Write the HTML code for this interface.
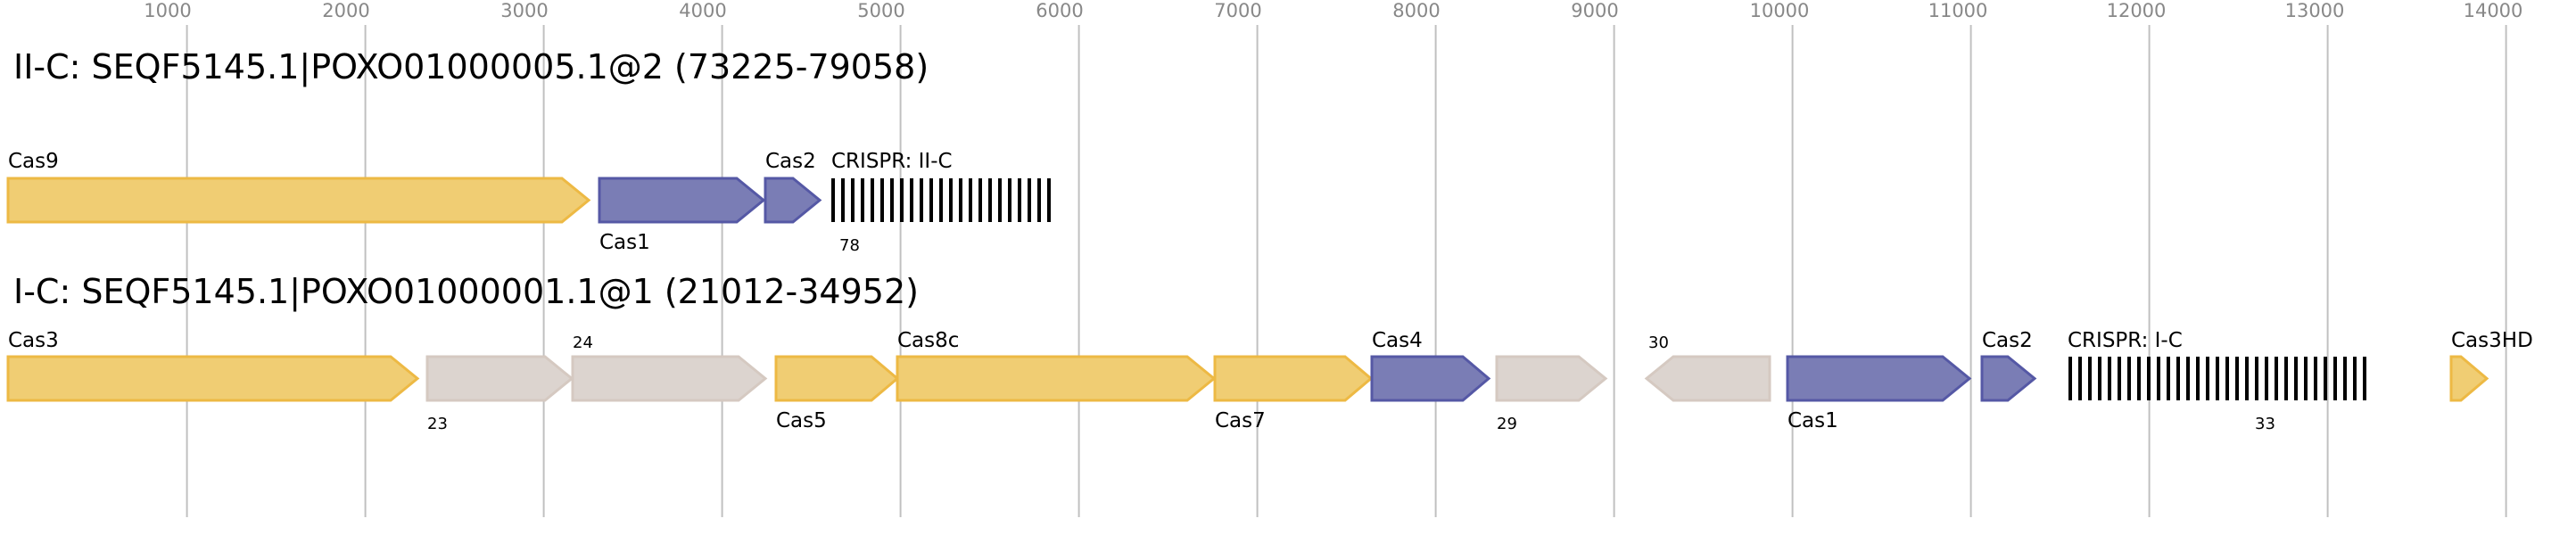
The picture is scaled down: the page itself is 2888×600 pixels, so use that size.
<!DOCTYPE html>
<html><head><meta charset="utf-8"><style>
html,body{margin:0;padding:0;background:#fff;}
svg{display:block;font-family:"DejaVu Sans","Liberation Sans",sans-serif;}
.ax{font-size:21px;fill:#888;text-anchor:middle;}
.t{font-size:38px;fill:#000;}
.l{font-size:23px;fill:#000;}
.s{font-size:18px;fill:#000;}
.y{fill:#f0cd73;stroke:#edb944;stroke-width:3;}
.b{fill:#7a7db5;stroke:#5558a5;stroke-width:3;}
.g{fill:#dcd4cf;stroke:#d5c9c1;stroke-width:3;}
</style></head><body>
<svg width="2888" height="600" viewBox="0 0 2888 600">
<g stroke="#c0c0c0" stroke-width="2">
<line x1="209.6" y1="28" x2="209.6" y2="580"/><line x1="409.6" y1="28" x2="409.6" y2="580"/><line x1="609.6" y1="28" x2="609.6" y2="580"/><line x1="809.6" y1="28" x2="809.6" y2="580"/><line x1="1009.6" y1="28" x2="1009.6" y2="580"/><line x1="1209.6" y1="28" x2="1209.6" y2="580"/><line x1="1409.6" y1="28" x2="1409.6" y2="580"/><line x1="1609.6" y1="28" x2="1609.6" y2="580"/><line x1="1809.6" y1="28" x2="1809.6" y2="580"/><line x1="2009.6" y1="28" x2="2009.6" y2="580"/><line x1="2209.6" y1="28" x2="2209.6" y2="580"/><line x1="2409.6" y1="28" x2="2409.6" y2="580"/><line x1="2609.6" y1="28" x2="2609.6" y2="580"/><line x1="2809.6" y1="28" x2="2809.6" y2="580"/>
</g>
<g class="ax">
<text x="188" y="19">1000</text><text x="388" y="19">2000</text><text x="588" y="19">3000</text><text x="788" y="19">4000</text><text x="988" y="19">5000</text><text x="1188" y="19">6000</text><text x="1388" y="19">7000</text><text x="1588" y="19">8000</text><text x="1788" y="19">9000</text><text x="1995" y="19">10000</text><text x="2195" y="19">11000</text><text x="2395" y="19">12000</text><text x="2595" y="19">13000</text><text x="2795" y="19">14000</text>
</g>
<text class="t" x="15" y="88">II-C: SEQF5145.1|POXO01000005.1@2 (73225-79058)</text>
<polygon class="y" points="9,200 630,200 660,224.5 630,249 9,249"/>
<polygon class="b" points="672,200 826,200 856,224.5 826,249 672,249"/>
<polygon class="b" points="858,200 889,200 919,224.5 889,249 858,249"/>
<text class="l" x="9" y="188">Cas9</text>
<text class="l" x="672" y="279">Cas1</text>
<text class="l" x="858" y="188">Cas2</text>
<text class="l" x="932" y="188">CRISPR: II-C</text>
<text class="s" x="941" y="281">78</text>
<text class="t" x="15" y="340">I-C: SEQF5145.1|POXO01000001.1@1 (21012-34952)</text>
<polygon class="y" points="9,400 438,400 468,424.5 438,449 9,449"/>
<polygon class="g" points="479,400 611,400 641,424.5 611,449 479,449"/>
<polygon class="g" points="642,400 828,400 858,424.5 828,449 642,449"/>
<polygon class="y" points="870,400 977,400 1006,424.5 977,449 870,449"/>
<polygon class="y" points="1006,400 1331,400 1361,424.5 1331,449 1006,449"/>
<polygon class="y" points="1362,400 1508,400 1537,424.5 1508,449 1362,449"/>
<polygon class="b" points="1538,400 1640,400 1669,424.5 1640,449 1538,449"/>
<polygon class="g" points="1678,400 1770,400 1800,424.5 1770,449 1678,449"/>
<polygon class="g" points="1876,400 1984,400 1984,449 1876,449 1846,424.5"/>
<polygon class="b" points="2004,400 2178,400 2208,424.5 2178,449 2004,449"/>
<polygon class="b" points="2222,400 2251,400 2281,424.5 2251,449 2222,449"/>
<polygon class="y" points="2748,400 2759,400 2788,424.5 2759,449 2748,449"/>
<text class="l" x="9" y="389">Cas3</text>
<text class="s" x="479" y="481">23</text>
<text class="s" x="642" y="390">24</text>
<text class="l" x="870" y="479">Cas5</text>
<text class="l" x="1006" y="389">Cas8c</text>
<text class="l" x="1362" y="479">Cas7</text>
<text class="l" x="1538" y="389">Cas4</text>
<text class="s" x="1678" y="481">29</text>
<text class="s" x="1848" y="390">30</text>
<text class="l" x="2004" y="479">Cas1</text>
<text class="l" x="2222" y="389">Cas2</text>
<text class="l" x="2318" y="389">CRISPR: I-C</text>
<text class="s" x="2528" y="481">33</text>
<text class="l" x="2748" y="389">Cas3HD</text>
<g fill="#000">
<rect x="932" y="200" width="4" height="49"/><rect x="943" y="200" width="4" height="49"/><rect x="954" y="200" width="4" height="49"/><rect x="965" y="200" width="4" height="49"/><rect x="976" y="200" width="4" height="49"/><rect x="987" y="200" width="4" height="49"/><rect x="998" y="200" width="4" height="49"/><rect x="1009" y="200" width="4" height="49"/><rect x="1020" y="200" width="4" height="49"/><rect x="1031" y="200" width="4" height="49"/><rect x="1042" y="200" width="4" height="49"/><rect x="1053" y="200" width="4" height="49"/><rect x="1064" y="200" width="4" height="49"/><rect x="1075" y="200" width="4" height="49"/><rect x="1086" y="200" width="4" height="49"/><rect x="1097" y="200" width="4" height="49"/><rect x="1108" y="200" width="4" height="49"/><rect x="1119" y="200" width="4" height="49"/><rect x="1130" y="200" width="4" height="49"/><rect x="1141" y="200" width="4" height="49"/><rect x="1152" y="200" width="4" height="49"/><rect x="1163" y="200" width="4" height="49"/><rect x="1174" y="200" width="4" height="49"/>
</g>
<g fill="#000">
<rect x="2319" y="400" width="4" height="49"/><rect x="2330" y="400" width="4" height="49"/><rect x="2341" y="400" width="4" height="49"/><rect x="2352" y="400" width="4" height="49"/><rect x="2363" y="400" width="4" height="49"/><rect x="2374" y="400" width="4" height="49"/><rect x="2385" y="400" width="4" height="49"/><rect x="2396" y="400" width="4" height="49"/><rect x="2407" y="400" width="4" height="49"/><rect x="2418" y="400" width="4" height="49"/><rect x="2429" y="400" width="4" height="49"/><rect x="2440" y="400" width="4" height="49"/><rect x="2451" y="400" width="4" height="49"/><rect x="2462" y="400" width="4" height="49"/><rect x="2473" y="400" width="4" height="49"/><rect x="2484" y="400" width="4" height="49"/><rect x="2495" y="400" width="4" height="49"/><rect x="2506" y="400" width="4" height="49"/><rect x="2517" y="400" width="4" height="49"/><rect x="2528" y="400" width="4" height="49"/><rect x="2539" y="400" width="4" height="49"/><rect x="2550" y="400" width="4" height="49"/><rect x="2561" y="400" width="4" height="49"/><rect x="2572" y="400" width="4" height="49"/><rect x="2583" y="400" width="4" height="49"/><rect x="2594" y="400" width="4" height="49"/><rect x="2605" y="400" width="4" height="49"/><rect x="2616" y="400" width="4" height="49"/><rect x="2627" y="400" width="4" height="49"/><rect x="2638" y="400" width="4" height="49"/><rect x="2649" y="400" width="4" height="49"/>
</g>
</svg>
</body></html>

# # # # # # #

Your goal: Pictures excluded, quote all the data above exactly.

Result of this exercise:
Write the HTML code for this interface.
The picture is scaled down: the page itself is 2888×600 pixels, so use that size.
<!DOCTYPE html>
<html><head><meta charset="utf-8"><style>
html,body{margin:0;padding:0;background:#fff;}
svg{display:block;font-family:"DejaVu Sans","Liberation Sans",sans-serif;}
.ax{font-size:21px;fill:#888;text-anchor:middle;}
.t{font-size:38px;fill:#000;}
.l{font-size:23px;fill:#000;}
.s{font-size:18px;fill:#000;}
.y{fill:#f0cd73;stroke:#edb944;stroke-width:3;}
.b{fill:#7a7db5;stroke:#5558a5;stroke-width:3;}
.g{fill:#dcd4cf;stroke:#d5c9c1;stroke-width:3;}
</style></head><body>
<svg width="2888" height="600" viewBox="0 0 2888 600">
<g stroke="#c0c0c0" stroke-width="2">
<line x1="209.6" y1="28" x2="209.6" y2="580"/><line x1="409.6" y1="28" x2="409.6" y2="580"/><line x1="609.6" y1="28" x2="609.6" y2="580"/><line x1="809.6" y1="28" x2="809.6" y2="580"/><line x1="1009.6" y1="28" x2="1009.6" y2="580"/><line x1="1209.6" y1="28" x2="1209.6" y2="580"/><line x1="1409.6" y1="28" x2="1409.6" y2="580"/><line x1="1609.6" y1="28" x2="1609.6" y2="580"/><line x1="1809.6" y1="28" x2="1809.6" y2="580"/><line x1="2009.6" y1="28" x2="2009.6" y2="580"/><line x1="2209.6" y1="28" x2="2209.6" y2="580"/><line x1="2409.6" y1="28" x2="2409.6" y2="580"/><line x1="2609.6" y1="28" x2="2609.6" y2="580"/><line x1="2809.6" y1="28" x2="2809.6" y2="580"/>
</g>
<g class="ax">
<text x="188" y="19">1000</text><text x="388" y="19">2000</text><text x="588" y="19">3000</text><text x="788" y="19">4000</text><text x="988" y="19">5000</text><text x="1188" y="19">6000</text><text x="1388" y="19">7000</text><text x="1588" y="19">8000</text><text x="1788" y="19">9000</text><text x="1995" y="19">10000</text><text x="2195" y="19">11000</text><text x="2395" y="19">12000</text><text x="2595" y="19">13000</text><text x="2795" y="19">14000</text>
</g>
<text class="t" x="15" y="88">II-C: SEQF5145.1|POXO01000005.1@2 (73225-79058)</text>
<polygon class="y" points="9,200 630,200 660,224.5 630,249 9,249"/>
<polygon class="b" points="672,200 826,200 856,224.5 826,249 672,249"/>
<polygon class="b" points="858,200 889,200 919,224.5 889,249 858,249"/>
<text class="l" x="9" y="188">Cas9</text>
<text class="l" x="672" y="279">Cas1</text>
<text class="l" x="858" y="188">Cas2</text>
<text class="l" x="932" y="188">CRISPR: II-C</text>
<text class="s" x="941" y="281">78</text>
<text class="t" x="15" y="340">I-C: SEQF5145.1|POXO01000001.1@1 (21012-34952)</text>
<polygon class="y" points="9,400 438,400 468,424.5 438,449 9,449"/>
<polygon class="g" points="479,400 611,400 641,424.5 611,449 479,449"/>
<polygon class="g" points="642,400 828,400 858,424.5 828,449 642,449"/>
<polygon class="y" points="870,400 977,400 1006,424.5 977,449 870,449"/>
<polygon class="y" points="1006,400 1331,400 1361,424.5 1331,449 1006,449"/>
<polygon class="y" points="1362,400 1508,400 1537,424.5 1508,449 1362,449"/>
<polygon class="b" points="1538,400 1640,400 1669,424.5 1640,449 1538,449"/>
<polygon class="g" points="1678,400 1770,400 1800,424.5 1770,449 1678,449"/>
<polygon class="g" points="1876,400 1984,400 1984,449 1876,449 1846,424.5"/>
<polygon class="b" points="2004,400 2178,400 2208,424.5 2178,449 2004,449"/>
<polygon class="b" points="2222,400 2251,400 2281,424.5 2251,449 2222,449"/>
<polygon class="y" points="2748,400 2759,400 2788,424.5 2759,449 2748,449"/>
<text class="l" x="9" y="389">Cas3</text>
<text class="s" x="479" y="481">23</text>
<text class="s" x="642" y="390">24</text>
<text class="l" x="870" y="479">Cas5</text>
<text class="l" x="1006" y="389">Cas8c</text>
<text class="l" x="1362" y="479">Cas7</text>
<text class="l" x="1538" y="389">Cas4</text>
<text class="s" x="1678" y="481">29</text>
<text class="s" x="1848" y="390">30</text>
<text class="l" x="2004" y="479">Cas1</text>
<text class="l" x="2222" y="389">Cas2</text>
<text class="l" x="2318" y="389">CRISPR: I-C</text>
<text class="s" x="2528" y="481">33</text>
<text class="l" x="2748" y="389">Cas3HD</text>
<g fill="#000">
<rect x="932" y="200" width="4" height="49"/><rect x="943" y="200" width="4" height="49"/><rect x="954" y="200" width="4" height="49"/><rect x="965" y="200" width="4" height="49"/><rect x="976" y="200" width="4" height="49"/><rect x="987" y="200" width="4" height="49"/><rect x="998" y="200" width="4" height="49"/><rect x="1009" y="200" width="4" height="49"/><rect x="1020" y="200" width="4" height="49"/><rect x="1031" y="200" width="4" height="49"/><rect x="1042" y="200" width="4" height="49"/><rect x="1053" y="200" width="4" height="49"/><rect x="1064" y="200" width="4" height="49"/><rect x="1075" y="200" width="4" height="49"/><rect x="1086" y="200" width="4" height="49"/><rect x="1097" y="200" width="4" height="49"/><rect x="1108" y="200" width="4" height="49"/><rect x="1119" y="200" width="4" height="49"/><rect x="1130" y="200" width="4" height="49"/><rect x="1141" y="200" width="4" height="49"/><rect x="1152" y="200" width="4" height="49"/><rect x="1163" y="200" width="4" height="49"/><rect x="1174" y="200" width="4" height="49"/>
</g>
<g fill="#000">
<rect x="2319" y="400" width="4" height="49"/><rect x="2330" y="400" width="4" height="49"/><rect x="2341" y="400" width="4" height="49"/><rect x="2352" y="400" width="4" height="49"/><rect x="2363" y="400" width="4" height="49"/><rect x="2374" y="400" width="4" height="49"/><rect x="2385" y="400" width="4" height="49"/><rect x="2396" y="400" width="4" height="49"/><rect x="2407" y="400" width="4" height="49"/><rect x="2418" y="400" width="4" height="49"/><rect x="2429" y="400" width="4" height="49"/><rect x="2440" y="400" width="4" height="49"/><rect x="2451" y="400" width="4" height="49"/><rect x="2462" y="400" width="4" height="49"/><rect x="2473" y="400" width="4" height="49"/><rect x="2484" y="400" width="4" height="49"/><rect x="2495" y="400" width="4" height="49"/><rect x="2506" y="400" width="4" height="49"/><rect x="2517" y="400" width="4" height="49"/><rect x="2528" y="400" width="4" height="49"/><rect x="2539" y="400" width="4" height="49"/><rect x="2550" y="400" width="4" height="49"/><rect x="2561" y="400" width="4" height="49"/><rect x="2572" y="400" width="4" height="49"/><rect x="2583" y="400" width="4" height="49"/><rect x="2594" y="400" width="4" height="49"/><rect x="2605" y="400" width="4" height="49"/><rect x="2616" y="400" width="4" height="49"/><rect x="2627" y="400" width="4" height="49"/><rect x="2638" y="400" width="4" height="49"/><rect x="2649" y="400" width="4" height="49"/>
</g>
</svg>
</body></html>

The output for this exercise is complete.